When a guy calling himself Robert Erickson dumped a sack full of pennies on Rep. Tom Emmer on July 14, causing the Republican gubernatorial candidate to flee the ersatz Mexican restaurant where he was defending his tip credit plan, the cameras caught the chaos, and it even ended up on some national broadcasts.
That, of course, was the intent.
Some reporters covering the event were miffed to find out Erickson was not who he said he was. In fact, he was, is, Nick Espinosa, a social worker who helps people find jobs by day and advocates against stronger immigration policies by night, sometimes using humorous pranks to get attention.
To some, Espinosa is a bit of an Internet phenom, a new-media crusader who got national attention in November when he snuck onto a Tea Party podium and whipped the crowd into a frenzy over immigrants before flipping his speech and demanding that all European descendants leave the country immediately. He left the puzzled crowd with a final slam against Christopher Columbus.
To others, Espinosa is an irritant who demeans actual debate in favor of farce and discredits his issue by becoming the story. One commentator said Emmer should thank Espinosa for helping him get out of the volatile debate with waiters and waitresses over tips.
Sitting at a coffee shop in northeast Minneapolis, where he grew up, the DeLaSalle High School and St. Olaf graduate seemed the polar opposite of a brash activist. He wore a crisply pressed blue shirt, drank tea and talked in a soft, almost inaudible voice.

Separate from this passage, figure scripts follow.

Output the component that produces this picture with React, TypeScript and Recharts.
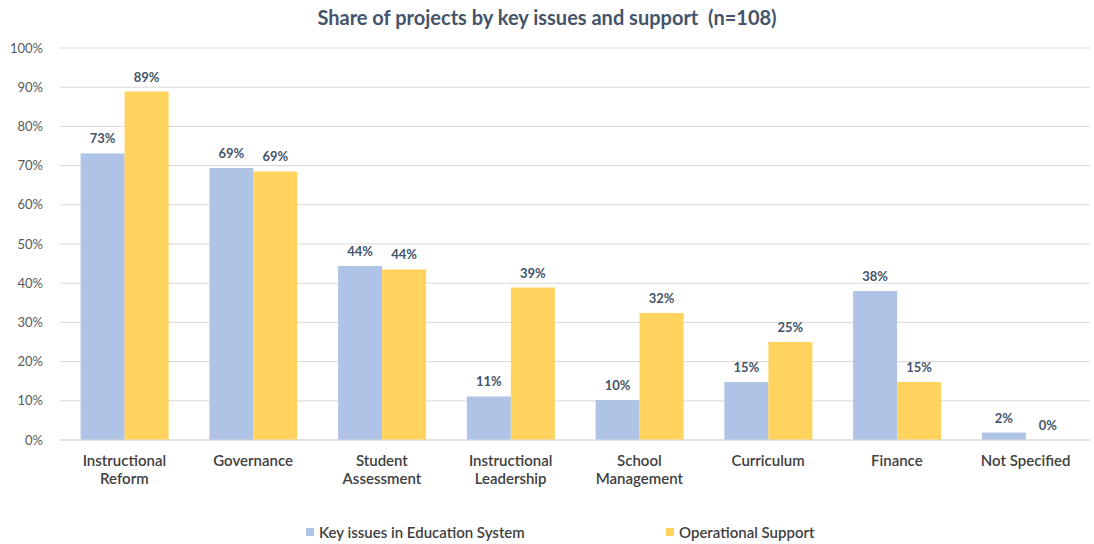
import React from "react"
import { BarChart, Bar, XAxis, YAxis, CartesianGrid } from "recharts"

const categories = [
  "Instructional\nReform",
  "Governance",
  "Student\nAssessment",
  "Instructional\nLeadership",
  "School\nManagement",
  "Curriculum",
  "Finance",
  "Not Specified",
]

// share of the 108 projects, in percent
const keyIssues = [73.1, 69.4, 44.4, 11.1, 10.2, 14.8, 38.0, 1.9]
const operational = [88.9, 68.5, 43.5, 38.9, 32.4, 25.0, 14.8, 0]

const yTicks = [0, 10, 20, 30, 40, 50, 60, 70, 80, 90, 100]

const seriesNames = ["Key issues in Education System", "Operational Support"]
const COLORS = ["#AFC3E6", "#FFD35E"]

const data = categories.map((name, i) => ({
  name,
  key: keyIssues[i],
  ops: operational[i],
}))

const FONT = "Lato, 'Open Sans', sans-serif"

function CategoryTick(props: any) {
  const { x, y, payload } = props
  const lines = String(payload.value).split("\n")
  return (
    <text x={x} y={y} textAnchor="middle" fill="#404040" fontSize={15} fontWeight={600} fontFamily={FONT}>
      {lines.map((line, i) => (
        <tspan key={i} x={x} dy={i === 0 ? 18 : 18}>
          {line}
        </tspan>
      ))}
    </text>
  )
}

// draws the bar and its value label, so a 0% bar still gets its label
function BarWithLabel(props: any) {
  const { x, y, width, height, fill, value } = props
  const v = Array.isArray(value) ? value[1] - value[0] : value
  return (
    <g>
      {height > 0 && <rect x={x} y={y} width={width} height={height} fill={fill} />}
      <text
        x={x + width / 2}
        y={y - 10}
        textAnchor="middle"
        fill="#44546A"
        fontSize={13}
        fontWeight={700}
        fontFamily={FONT}
      >
        {`${Math.round(v)}%`}
      </text>
    </g>
  )
}

export default function App() {
  return (
    <div style={{ position: "absolute", left: 0, top: 0, width: 1094, height: 544, background: "#fff" }}>
      <div
        style={{
          position: "absolute",
          top: 5,
          left: 0,
          width: 1094,
          textAlign: "center",
          fontFamily: FONT,
          fontWeight: 700,
          fontSize: 20,
          color: "#44546A",
          whiteSpace: "pre",
        }}
      >
        {"Share of projects by key issues and support  (n=108)"}
      </div>
      <BarChart
        width={1094}
        height={544}
        data={data}
        margin={{ top: 48, right: 4, left: 0, bottom: 44 }}
        barCategoryGap="16%"
        barGap={0}
      >
        <CartesianGrid vertical={false} stroke="#D9D9D9" />
        <XAxis
          dataKey="name"
          tick={<CategoryTick />}
          tickLine={false}
          axisLine={{ stroke: "#D9D9D9" }}
          height={60}
          interval={0}
        />
        <YAxis
          width={60}
          domain={[0, 100]}
          ticks={yTicks}
          tickFormatter={(v: number) => `${v}%`}
          tick={{ fontSize: 13, fill: "#595959", fontFamily: FONT }}
          tickSize={0}
          tickMargin={17}
          axisLine={false}
          tickLine={false}
        />
        <Bar dataKey="key" fill={COLORS[0]} isAnimationActive={false} shape={<BarWithLabel />} />
        <Bar dataKey="ops" fill={COLORS[1]} isAnimationActive={false} shape={<BarWithLabel />} />
      </BarChart>
      {seriesNames.map((n, i) => (
        <div
          key={n}
          style={{
            position: "absolute",
            top: 523,
            left: i === 0 ? 306 : 666,
            display: "flex",
            alignItems: "center",
            fontFamily: FONT,
            fontSize: 15,
            fontWeight: 600,
            color: "#404040",
            whiteSpace: "nowrap",
          }}
        >
          <span style={{ width: 8, height: 8, background: COLORS[i], marginRight: 5, display: "inline-block" }} />
          {n}
        </div>
      ))}
    </div>
  )
}
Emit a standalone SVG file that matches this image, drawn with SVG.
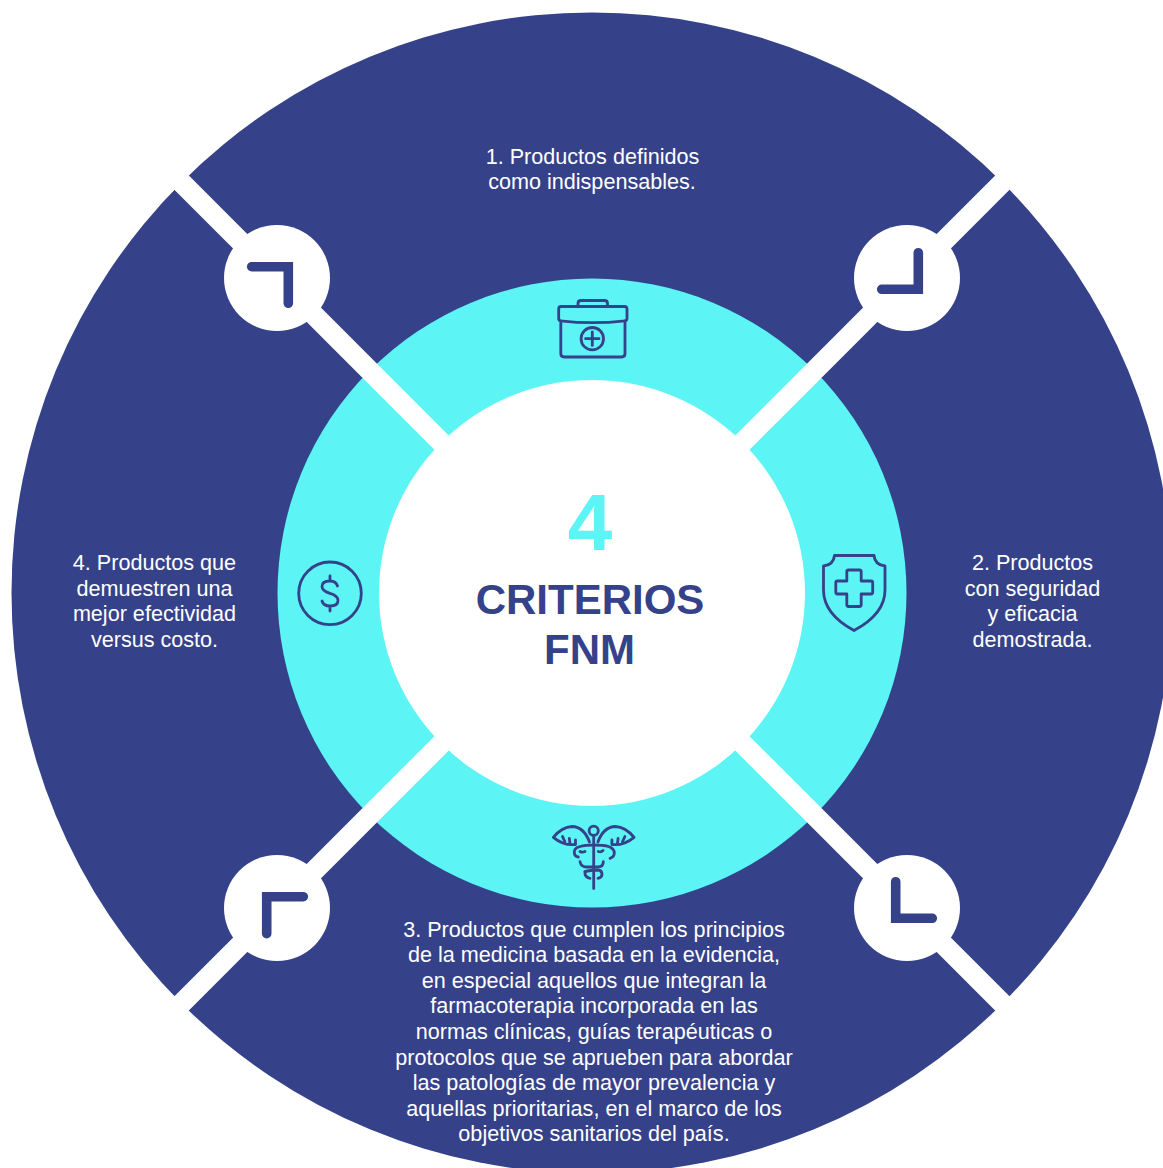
<svg xmlns="http://www.w3.org/2000/svg" width="1163" height="1168" viewBox="0 0 1163 1168">
<style>
.t{font-family:"Liberation Sans",Arial,sans-serif;font-size:21.6px;fill:#fff;text-anchor:middle}
.h{font-family:"Liberation Sans",Arial,sans-serif;font-weight:700;fill:#35428a;text-anchor:middle;font-size:42px}
.i{fill:none;stroke:#35428a;stroke-width:2.8;stroke-linecap:round;stroke-linejoin:round}
.g{fill:none;stroke:#35428a;stroke-width:9.6;stroke-linecap:round;stroke-linejoin:miter}
.band{stroke:#fff;stroke-width:20.3;fill:none}
</style>
<rect width="1163" height="1168" fill="#fff"/>
<g id="outer-ring"><circle cx="592" cy="593" r="580.5" fill="#35428a"/></g>
<g id="middle-ring"><circle cx="592" cy="593" r="314.5" fill="#5cf4f4"/></g>
<g id="connectors">
<path class="band" d="M142 143L1042 1043M1042 143L142 1043"/>
</g>
<g id="center">
<circle cx="592" cy="593" r="213" fill="#fff"/>
<text x="590" y="550" text-anchor="middle" font-family="'Liberation Sans',Arial,sans-serif" font-weight="700" font-size="80" fill="#5cf4f4">4</text>
<text class="h" x="590" y="614">CRITERIOS</text>
<text class="h" x="589.5" y="664">FNM</text>
</g>
<g id="corner-top-left"><circle cx="277" cy="278" r="53" fill="#fff"/><path class="g" d="M251.7 266.7H288.3V303.3"/></g>
<g id="corner-top-right"><circle cx="907" cy="278" r="53" fill="#fff"/><path class="g" d="M918.3 252.7V289.3H881.7"/></g>
<g id="corner-bottom-right"><circle cx="907" cy="908" r="53" fill="#fff"/><path class="g" d="M895.7 881.7V918.3H932.3"/></g>
<g id="corner-bottom-left"><circle cx="277" cy="908" r="53" fill="#fff"/><path class="g" d="M303.3 896.7H266.7V933.7"/></g>
<g id="criterion-1">
<text class="t" x="592.5" y="164">1. Productos definidos</text>
<text class="t" x="592" y="189">como indispensables.</text>
<g id="icon-kit" class="i">
<path d="M578 306V303.5Q578 300.5 581 300.5H604.5Q607.5 300.5 607.5 303.5V306"/>
<path d="M561 306.5H624.5Q627 306.5 627 309V318.5Q627 320.5 625 320.8Q592.5 324.5 560.5 320.8Q558.7 320.5 558.7 318.5V309Q558.7 306.5 561 306.5Z"/>
<path d="M560.8 321V353.5Q560.8 357 564.3 357H621.5Q625 357 625 353.5V321"/>
<circle cx="592.3" cy="338.7" r="11.2"/>
<path d="M592.3 332V345.4M585.6 338.7H599"/>
</g>
</g>
<g id="criterion-2">
<text class="t" x="1032.5" y="570">2. Productos</text>
<text class="t" x="1032.5" y="596">con seguridad</text>
<text class="t" x="1032.5" y="621">y eficacia</text>
<text class="t" x="1032.5" y="647">demostrada.</text>
<g id="icon-shield" class="i">
<path d="M834.5 555.5H874Q875 565 885 566V590Q885 614 854 630.5Q823.5 614 823.5 590V566Q833.5 565 834.5 555.5Z"/>
<path d="M848.5 570H859.5Q861.2 570 861.2 571.7V581H871Q872.7 581 872.7 582.7V592.3Q872.7 594 871 594H861.2V604.8Q861.2 606.5 859.5 606.5H848.5Q846.8 606.5 846.8 604.8V594H837.5Q835.8 594 835.8 592.3V582.7Q835.8 581 837.5 581H846.8V571.7Q846.8 570 848.5 570Z"/>
</g>
</g>
<g id="criterion-3">
<text class="t" x="594" y="937">3. Productos que cumplen los principios</text>
<text class="t" x="594" y="962">de la medicina basada en la evidencia,</text>
<text class="t" x="594" y="988">en especial aquellos que integran la</text>
<text class="t" x="594" y="1013">farmacoterapia incorporada en las</text>
<text class="t" x="594" y="1039">normas clínicas, guías terapéuticas o</text>
<text class="t" x="594" y="1065">protocolos que se aprueben para abordar</text>
<text class="t" x="594" y="1090">las patologías de mayor prevalencia y</text>
<text class="t" x="594" y="1116">aquellas prioritarias, en el marco de los</text>
<text class="t" x="594" y="1141">objetivos sanitarios del país.</text>
<g id="icon-caduceus" class="i">
<circle cx="593.7" cy="830.7" r="4.6"/>
<path d="M593.7 836V888.5"/>
<path d="M589.5 842Q584 827 572 826.5Q562 827 553.3 837.3Q564 846 575.5 844.5V840M570 843.5L569.3 838.5M565 842L562.5 836.5"/>
<path d="M597.9 842Q603.4 827 615.4 826.5Q625.4 827 634.1 837.3Q623.4 846 611.9 844.5V840M617.4 843.5L618.1 838.5M622.4 842L624.9 836.5"/>
<path d="M593.7 845Q585 845 580 846.5Q574.3 848 574.3 852Q574.3 856.5 578.3 857M585 851.5Q582 852.8 580 851.5"/>
<path d="M593.7 845Q603 845 608.5 846.5Q614.3 848.5 614.3 853Q614.3 857 610 858.3M598.3 851.5Q601 852.5 603 850.5"/>
<path d="M580 861.7Q581 866.5 586 867H598Q603.5 866.5 603.3 861.7"/>
<path d="M585 871.7Q590 870 598 870Q602 870.5 602 874.5Q602 877.5 598 878.3"/>
<path d="M585 871.7Q584.5 877.5 590 878.3"/>
</g>
</g>
<g id="criterion-4">
<text class="t" x="154.5" y="570">4. Productos que</text>
<text class="t" x="154.5" y="596">demuestren una</text>
<text class="t" x="154.5" y="621">mejor efectividad</text>
<text class="t" x="154.5" y="647">versus costo.</text>
<g id="icon-dollar" class="i">
<circle cx="330" cy="593.3" r="31.3"/>
<path d="M337.5 586Q336 581 330 581Q322 581 322 586.5Q322 591 330 593.3Q338 595.5 338 600.5Q338 606 330 606Q323.5 606 322 601M330 576V581M330 606V611"/>
</g>
</g>
</svg>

Espinosa, 23, came to his activism from personal experience. The son of an American mother and Ecuadorian father, Espinosa said that he watched helplessly as his father was detained, then deported, when Nick was 15. He said his father, Renato Espinosa, was an engineer who came to the United States on a student visa and then married his mother. They split when he was 2, and his father remarried. Espinosa said his father had a green card to work, but that changes in the law made him ineligible to stay.
"One day immigration agents came and just took my father away," said Espinosa. "I had to choose whether to stay with my stepmother or go to Ecuador with my dad, and I wasn't ready for that. It had a big impact on me."